What is ‘Sequential sampling’?
Sequential sampling is a method of experimentation. In it, the researcher will test an intervention, variable, or product using a group of people taken randomly from a group, and testing the intervention, variable, or product on them.
After the researcher obtains the information that he or she needs, then another group of people will be randomly selected again to try the same intervention, variable, or product.
This is done within a time interval, however. For example, imagine picking a group of adults at the mall, giving them a sample of something to try for the next 3 minutes, getting the results, and then selecting another group of adults at the mall, giving them the same sample, and under the same amount of time.

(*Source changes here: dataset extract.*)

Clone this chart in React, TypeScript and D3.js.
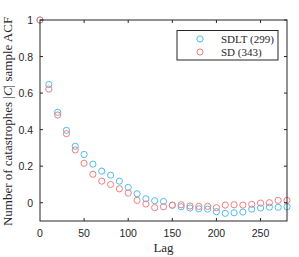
import React from 'react';
import * as d3 from 'd3';

const lags = d3.range(0, 290, 10);
const sdlt = [1, 0.647, 0.495, 0.396, 0.309, 0.264, 0.211, 0.173, 0.151, 0.118, 0.084, 0.049, 0.022,
  0.011, 0.007, -0.014, -0.022, -0.029, -0.033, -0.035, -0.049, -0.058, -0.055, -0.051, -0.035, -0.029, -0.024, -0.025, -0.022];
const sd = [1, 0.622, 0.48, 0.378, 0.289, 0.216, 0.156, 0.118, 0.1, 0.076, 0.053, 0.013, -0.007,
  -0.027, -0.022, -0.013, -0.011, -0.018, -0.02, -0.02, -0.027, -0.013, -0.011, -0.013, -0.009, -0.002, 0, 0.013, 0.013];
const xTicks = [0, 50, 100, 150, 200, 250];
const yTicks = [0, 0.2, 0.4, 0.6, 0.8, 1];
const seriesNames = ['SDLT (299)', 'SD (343)'];
const colors = ['#4dbeee', '#f27e7e'];

const margin = { top: 20, right: 12, bottom: 36, left: 40 };
const W = 299, H = 257;

export default function App() {
  const w = W - margin.left - margin.right;
  const h = H - margin.top - margin.bottom;
  const x = d3.scaleLinear().domain([0, 280]).range([0, w]);
  const y = d3.scaleLinear().domain([-0.1, 1]).range([h, 0]);
  const axisColor = '#262626';
  const tickFont = { fontFamily: 'Liberation Sans, Arial, sans-serif', fontSize: 10.5, fill: axisColor };

  return (
    <svg width={W} height={H} style={{ position: 'absolute', left: 0, top: 0, background: '#fff' }}>
      <g transform={`translate(${margin.left},${margin.top})`}>
        {[sdlt, sd].map((s, si) => (
          <g key={si}>
            {s.map((v, i) => (
              <circle key={i} cx={x(lags[i])} cy={y(v)} r={3.1} fill="none" stroke={colors[si]} strokeWidth={1} />
            ))}
          </g>
        ))}
        <rect x={0} y={0} width={w} height={h} fill="none" stroke={axisColor} strokeWidth={1} />
        {xTicks.map((t) => (
          <g key={t}>
            {t > 0 && <line x1={x(t)} x2={x(t)} y1={h} y2={h - 3} stroke={axisColor} />}
            {t > 0 && <line x1={x(t)} x2={x(t)} y1={0} y2={3} stroke={axisColor} />}
            <text x={x(t)} y={h + 16} textAnchor="middle" {...tickFont}>{t}</text>
          </g>
        ))}
        {yTicks.map((t) => (
          <g key={t}>
            <line x1={0} x2={3} y1={y(t)} y2={y(t)} stroke={axisColor} />
            <line x1={w} x2={w - 3} y1={y(t)} y2={y(t)} stroke={axisColor} />
            <text x={-7} y={y(t) + 4} textAnchor="end" {...tickFont}>{t}</text>
          </g>
        ))}
        <text x={w / 2} y={h + 31} textAnchor="middle" fontFamily="Liberation Serif, serif" fontSize={13} fill={axisColor}>Lag</text>
        <text transform={`translate(${-28},${h / 2 + 1}) rotate(-90)`} textAnchor="middle" fontFamily="Liberation Serif, serif" fontSize={13} fill={axisColor}>
          Number of catastrophes |<tspan fontStyle="italic">C</tspan>| sample ACF
        </text>
        <g transform={`translate(${w - 110},${10.5})`}>
          <rect x={0} y={0} width={101} height={29.5} fill="#fff" stroke={axisColor} strokeWidth={1} />
          {seriesNames.map((n, i) => (
            <g key={n} transform={`translate(0,${8.5 + i * 13})`}>
              <circle cx={23} cy={0} r={3.1} fill="none" stroke={colors[i]} strokeWidth={1} />
              <text x={44} y={3.5} fontFamily="Liberation Serif, serif" fontSize={11} fill={axisColor}>{n}</text>
            </g>
          ))}
        </g>
      </g>
    </svg>
  );
}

The benefit of this methodology is that, the more people you test, the more chances you get to improve your product, or intervention. For instance, if I create a dish, and I ask people to come and try it at time intervals, I can get a myriad of opinions that will help me improve my dish and make it more likeable or, under the scope of business, more marketable for the public.

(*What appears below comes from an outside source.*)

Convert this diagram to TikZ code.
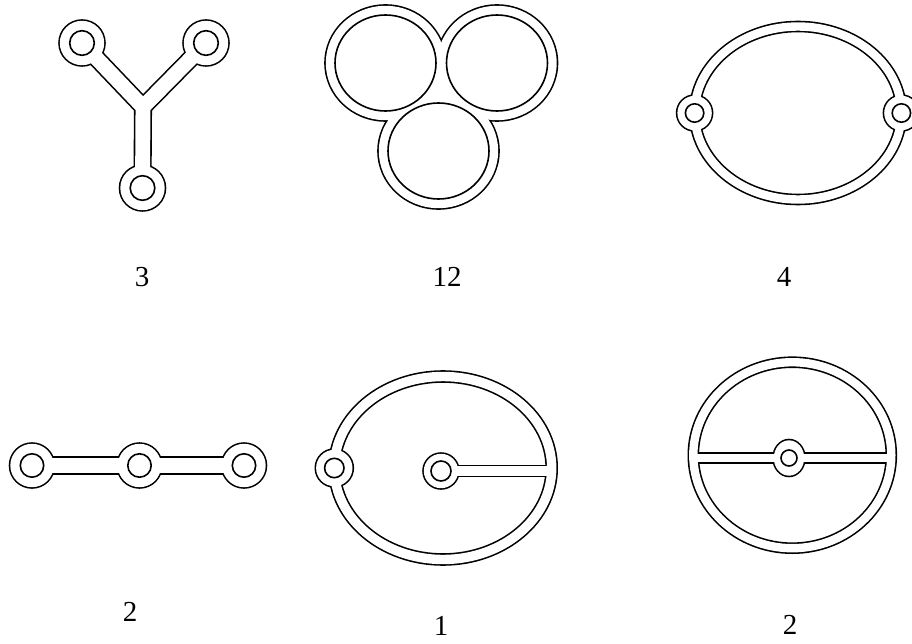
\documentclass[tikz,border=0pt]{standalone}
\usepackage{fontspec}
\setmainfont{Liberation Serif}
\usepackage{tikz}

\begin{document}
\begin{tikzpicture}[x=1pt, y=-1pt,
    every node/.style={font=\fontsize{29}{30}\selectfont},
    rim/.style={line width=#1pt+1.6pt, line cap=round, line join=round},
    gap/.style={line width=#1pt-1.6pt, draw=white, line cap=round, line join=round},
    hole/.style={line width=1.6pt}]
  \useasboundingbox (0,0) rectangle (912,644);
  \clip (0,0) rectangle (912,644);

  % ===== (3): tripod =====
  \coordinate (y1) at (82,43);
  \coordinate (y2) at (206,43);
  \coordinate (y3) at (142.5,188);
  \coordinate (yc) at (143,107);
  \draw[rim=16.5] (y1) -- (yc) -- (y2) (yc) -- (y3);
  \foreach \v in {y1,y2,y3} \fill (\v) circle[radius=23.8];
  \draw[gap=16.5] (y1) -- (yc) -- (y2) (yc) -- (y3);
  \foreach \v in {y1,y2,y3} {
    \fill[white] (\v) circle[radius=22.2];
    \draw[hole] (\v) circle[radius=12.3];
  }
  \node (n3) at (142,277) {3};

  % ===== (12): three rings =====
  \coordinate (c1) at (385.5,63);
  \coordinate (c2) at (497,63);
  \coordinate (c3) at (438.5,151);
  \foreach \v in {c1,c2,c3} \fill (\v) ellipse[x radius=61.3, y radius=58.8];
  \foreach \v in {c1,c2,c3} \fill[white] (\v) ellipse[x radius=59.7, y radius=57.2];
  \fill[white] (c1) -- (c2) -- (c3) -- cycle;
  \foreach \v in {c1,c2,c3} \draw[hole] (\v) ellipse[x radius=50.5, y radius=48];
  \node (n12) at (447,277) {12};

  % ===== (4): loop with two vertices =====
  \coordinate (o4) at (798,113);
  \coordinate (p1) at (694.6,113);
  \coordinate (p2) at (901.4,113);
  \draw[rim=10] (o4) ellipse[x radius=103.4, y radius=86.5];
  \foreach \v in {p1,p2} \fill (\v) circle[radius=18.8];
  \draw[gap=10] (o4) ellipse[x radius=103.4, y radius=86.5];
  \foreach \v in {p1,p2} {
    \fill[white] (\v) circle[radius=17.2];
    \draw[hole] (\v) circle[radius=9.2];
  }
  \node (n4) at (784,277) {4};

  % ===== (2): chain =====
  \coordinate (q1) at (32,465.5);
  \coordinate (q2) at (139.5,465.5);
  \coordinate (q3) at (244,465.5);
  \draw[rim=16.5] (q1) -- (q2) -- (q3);
  \foreach \v in {q1,q2,q3} \fill (\v) circle[radius=23.3];
  \draw[gap=16.5] (q1) -- (q2) -- (q3);
  \foreach \v in {q1,q2,q3} {
    \fill[white] (\v) circle[radius=21.7];
    \draw[hole] (\v) circle[radius=11.7];
  }
  \node (n2a) at (130,612) {2};

  % ===== (1): loop with a spoke =====
  \coordinate (o1) at (443,468);
  \coordinate (s1) at (334.3,468);
  \coordinate (s2) at (441,471);
  \coordinate (s3) at (551.6,471);
  \draw[rim=11] (o1) ellipse[x radius=108.7, y radius=91.5];
  \draw[rim=11, line cap=butt] (s2) -- (s3);
  \fill (s1) circle[radius=19.8];
  \fill (s2) circle[radius=18.8];
  \draw[gap=11] (o1) ellipse[x radius=108.7, y radius=91.5];
  \draw[gap=11, line cap=butt] (s2) -- (s3);
  \fill[white] (s1) circle[radius=18.2];
  \fill[white] (s2) circle[radius=17.2];
  \draw[hole] (s1) circle[radius=9.7];
  \draw[hole] (s2) circle[radius=10];
  \node (n1) at (441,626) {1};

  % ===== (2): loop with a diameter =====
  \coordinate (o2) at (792.3,455.2);
  \coordinate (w1) at (693.3,458);
  \coordinate (w2) at (789,458);
  \coordinate (w3) at (891.3,458);
  \draw[rim=10] (o2) ellipse[x radius=99, y radius=93];
  \draw[rim=10, line cap=butt] (w1) -- (w2) -- (w3);
  \fill (w2) ellipse[x radius=16.8, y radius=19.3];
  \draw[gap=10] (o2) ellipse[x radius=99, y radius=93];
  \draw[gap=10, line cap=butt] (w1) -- (w2) -- (w3);
  \fill[white] (w2) ellipse[x radius=15.2, y radius=17.7];
  \draw[hole] (w2) circle[radius=8];
  \node (n2b) at (790,625) {2};
\end{tikzpicture}
\end{document}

A "sequence" is a regular pattern of doing something in an orderly and organized manner. "Sequential sampling" would involve taking a sample or doing a test using a predictable procedure.
If a business organization wanted to determine the need for a new product, it might use sequential sampling as part of its research process. The business might distribute questionnaires to a selected group of potential customers asking for response to questions or scenarios that would help to measure the perceptions of the responders to the idea for the potential product.
In evaluating the performance of a product or procedure, sequential sampling could involve close examination of the results obtained after using the product. For example, a manufacturing plant might pull off the assembly line for close evaluation every fourth product that was created with a new type of material or process. The testing of that sample portion of the output would verify whether or not the new material or process contributed to the making of a final product that met required specifications.
Sequential sampling is a form of opportunity sampling and is a pragmatic way of trying to achive a near or quasi random (or non probability) sample. A random (or probability) sample is when every one in the population has the same opportunity to be selected. Opportunity sampling takes anyone that is there, hoping they are near enough to a random sample (usualy not it depends on the location). Sequential sampling is when you will take people as they appear (or if you use a sampling frame say every 5th person to appear), usually within a fixed time frame. For example, I will ask everyone who enters the parking lot in the next 2 hours, to answer my questionnaire.